── DATA BLOCK
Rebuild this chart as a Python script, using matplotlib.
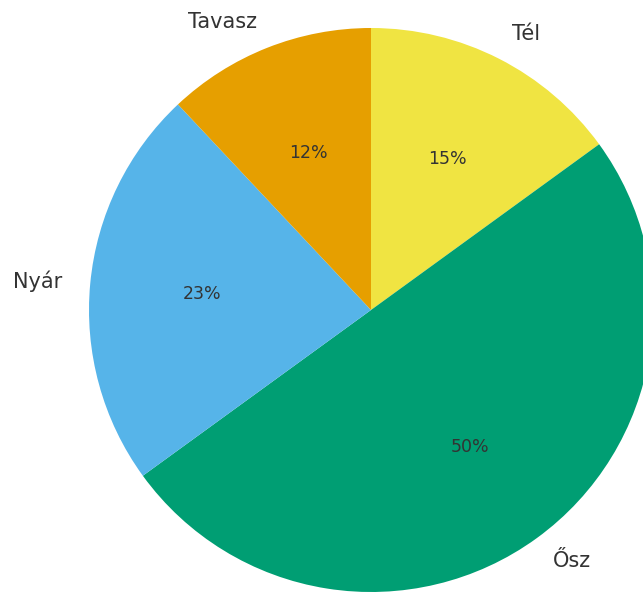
import matplotlib
matplotlib.use("Agg")
import matplotlib.pyplot as plt

labels = ["Tél", "Ősz", "Nyár", "Tavasz"]
values = [15, 50, 23, 12]
colors = ["#F0E442", "#009E73", "#56B4E9", "#E69F00"]

W, H = 643, 592
fig = plt.figure(figsize=(W / 100, H / 100), dpi=100)
ax = fig.add_axes([0, 0, 1, 1])

wedges, texts, autotexts = ax.pie(
    values, labels=labels, colors=colors, startangle=90, counterclock=False,
    autopct="%1.0f%%", pctdistance=0.6, labeldistance=1.1,
    textprops={"color": "#333333"},
)
for t in texts:
    t.set_fontsize(15)
for t in autotexts:
    t.set_fontsize(12.5)

cx, cy, r = 371, 310, 282
ax.set_aspect("auto")
ax.set_xlim(-cx / r, (W - cx) / r)
ax.set_ylim(-(H - cy) / r, cy / r)
ax.axis("off")

fig.savefig("out.png", dpi=100)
────
:: TASK STATEMENT ::
Exclude the pictures. Write out the remaining data exactly.

:: TASK RESPONSE ::
Rebuild this chart as a Python script, using matplotlib.
import matplotlib
matplotlib.use("Agg")
import matplotlib.pyplot as plt

labels = ["Tél", "Ősz", "Nyár", "Tavasz"]
values = [15, 50, 23, 12]
colors = ["#F0E442", "#009E73", "#56B4E9", "#E69F00"]

W, H = 643, 592
fig = plt.figure(figsize=(W / 100, H / 100), dpi=100)
ax = fig.add_axes([0, 0, 1, 1])

wedges, texts, autotexts = ax.pie(
    values, labels=labels, colors=colors, startangle=90, counterclock=False,
    autopct="%1.0f%%", pctdistance=0.6, labeldistance=1.1,
    textprops={"color": "#333333"},
)
for t in texts:
    t.set_fontsize(15)
for t in autotexts:
    t.set_fontsize(12.5)

cx, cy, r = 371, 310, 282
ax.set_aspect("auto")
ax.set_xlim(-cx / r, (W - cx) / r)
ax.set_ylim(-(H - cy) / r, cy / r)
ax.axis("off")

fig.savefig("out.png", dpi=100)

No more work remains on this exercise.